* Instruction *
Reproduce the material exactly, omitting nothing.

* Data lines *
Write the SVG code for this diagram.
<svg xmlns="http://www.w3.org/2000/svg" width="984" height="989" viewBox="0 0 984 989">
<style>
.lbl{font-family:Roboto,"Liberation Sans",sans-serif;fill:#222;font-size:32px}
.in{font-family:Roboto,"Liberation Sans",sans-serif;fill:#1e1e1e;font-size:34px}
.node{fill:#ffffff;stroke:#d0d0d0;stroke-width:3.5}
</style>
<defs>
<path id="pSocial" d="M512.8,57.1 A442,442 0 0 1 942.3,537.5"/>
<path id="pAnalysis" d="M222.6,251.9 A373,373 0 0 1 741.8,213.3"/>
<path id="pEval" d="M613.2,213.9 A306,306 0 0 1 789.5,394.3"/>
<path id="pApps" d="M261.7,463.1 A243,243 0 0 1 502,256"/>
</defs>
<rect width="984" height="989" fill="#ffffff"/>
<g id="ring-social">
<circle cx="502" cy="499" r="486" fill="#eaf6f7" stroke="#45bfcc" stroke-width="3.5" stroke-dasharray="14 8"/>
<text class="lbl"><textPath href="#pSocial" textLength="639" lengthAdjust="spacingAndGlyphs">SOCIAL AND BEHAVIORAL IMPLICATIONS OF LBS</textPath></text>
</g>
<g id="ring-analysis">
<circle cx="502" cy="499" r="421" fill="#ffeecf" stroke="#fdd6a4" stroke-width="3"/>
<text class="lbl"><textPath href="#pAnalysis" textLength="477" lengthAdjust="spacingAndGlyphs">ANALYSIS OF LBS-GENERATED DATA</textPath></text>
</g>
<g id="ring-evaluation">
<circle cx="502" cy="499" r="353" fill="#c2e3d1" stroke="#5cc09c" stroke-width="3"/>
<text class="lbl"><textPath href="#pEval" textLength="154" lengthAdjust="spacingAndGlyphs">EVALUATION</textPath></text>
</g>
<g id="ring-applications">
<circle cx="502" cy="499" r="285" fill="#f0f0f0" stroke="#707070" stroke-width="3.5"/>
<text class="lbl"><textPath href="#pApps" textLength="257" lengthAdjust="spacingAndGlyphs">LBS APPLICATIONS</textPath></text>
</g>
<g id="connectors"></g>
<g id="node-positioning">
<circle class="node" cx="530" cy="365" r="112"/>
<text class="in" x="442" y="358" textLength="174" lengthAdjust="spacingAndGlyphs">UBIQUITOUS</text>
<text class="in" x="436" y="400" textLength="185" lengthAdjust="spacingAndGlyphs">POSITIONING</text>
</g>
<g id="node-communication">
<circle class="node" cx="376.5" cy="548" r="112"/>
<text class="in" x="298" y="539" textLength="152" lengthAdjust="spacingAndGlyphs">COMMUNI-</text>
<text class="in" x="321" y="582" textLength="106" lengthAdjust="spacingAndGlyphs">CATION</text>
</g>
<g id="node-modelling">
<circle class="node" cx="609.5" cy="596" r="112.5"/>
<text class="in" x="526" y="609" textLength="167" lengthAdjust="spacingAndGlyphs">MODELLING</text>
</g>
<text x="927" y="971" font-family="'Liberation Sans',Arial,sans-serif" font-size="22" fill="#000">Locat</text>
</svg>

* Reply to the exercise *
Write the SVG code for this diagram.
<svg xmlns="http://www.w3.org/2000/svg" width="984" height="989" viewBox="0 0 984 989">
<style>
.lbl{font-family:Roboto,"Liberation Sans",sans-serif;fill:#222;font-size:32px}
.in{font-family:Roboto,"Liberation Sans",sans-serif;fill:#1e1e1e;font-size:34px}
.node{fill:#ffffff;stroke:#d0d0d0;stroke-width:3.5}
</style>
<defs>
<path id="pSocial" d="M512.8,57.1 A442,442 0 0 1 942.3,537.5"/>
<path id="pAnalysis" d="M222.6,251.9 A373,373 0 0 1 741.8,213.3"/>
<path id="pEval" d="M613.2,213.9 A306,306 0 0 1 789.5,394.3"/>
<path id="pApps" d="M261.7,463.1 A243,243 0 0 1 502,256"/>
</defs>
<rect width="984" height="989" fill="#ffffff"/>
<g id="ring-social">
<circle cx="502" cy="499" r="486" fill="#eaf6f7" stroke="#45bfcc" stroke-width="3.5" stroke-dasharray="14 8"/>
<text class="lbl"><textPath href="#pSocial" textLength="639" lengthAdjust="spacingAndGlyphs">SOCIAL AND BEHAVIORAL IMPLICATIONS OF LBS</textPath></text>
</g>
<g id="ring-analysis">
<circle cx="502" cy="499" r="421" fill="#ffeecf" stroke="#fdd6a4" stroke-width="3"/>
<text class="lbl"><textPath href="#pAnalysis" textLength="477" lengthAdjust="spacingAndGlyphs">ANALYSIS OF LBS-GENERATED DATA</textPath></text>
</g>
<g id="ring-evaluation">
<circle cx="502" cy="499" r="353" fill="#c2e3d1" stroke="#5cc09c" stroke-width="3"/>
<text class="lbl"><textPath href="#pEval" textLength="154" lengthAdjust="spacingAndGlyphs">EVALUATION</textPath></text>
</g>
<g id="ring-applications">
<circle cx="502" cy="499" r="285" fill="#f0f0f0" stroke="#707070" stroke-width="3.5"/>
<text class="lbl"><textPath href="#pApps" textLength="257" lengthAdjust="spacingAndGlyphs">LBS APPLICATIONS</textPath></text>
</g>
<g id="connectors"></g>
<g id="node-positioning">
<circle class="node" cx="530" cy="365" r="112"/>
<text class="in" x="442" y="358" textLength="174" lengthAdjust="spacingAndGlyphs">UBIQUITOUS</text>
<text class="in" x="436" y="400" textLength="185" lengthAdjust="spacingAndGlyphs">POSITIONING</text>
</g>
<g id="node-communication">
<circle class="node" cx="376.5" cy="548" r="112"/>
<text class="in" x="298" y="539" textLength="152" lengthAdjust="spacingAndGlyphs">COMMUNI-</text>
<text class="in" x="321" y="582" textLength="106" lengthAdjust="spacingAndGlyphs">CATION</text>
</g>
<g id="node-modelling">
<circle class="node" cx="609.5" cy="596" r="112.5"/>
<text class="in" x="526" y="609" textLength="167" lengthAdjust="spacingAndGlyphs">MODELLING</text>
</g>
<text x="927" y="971" font-family="'Liberation Sans',Arial,sans-serif" font-size="22" fill="#000">Locat</text>
</svg>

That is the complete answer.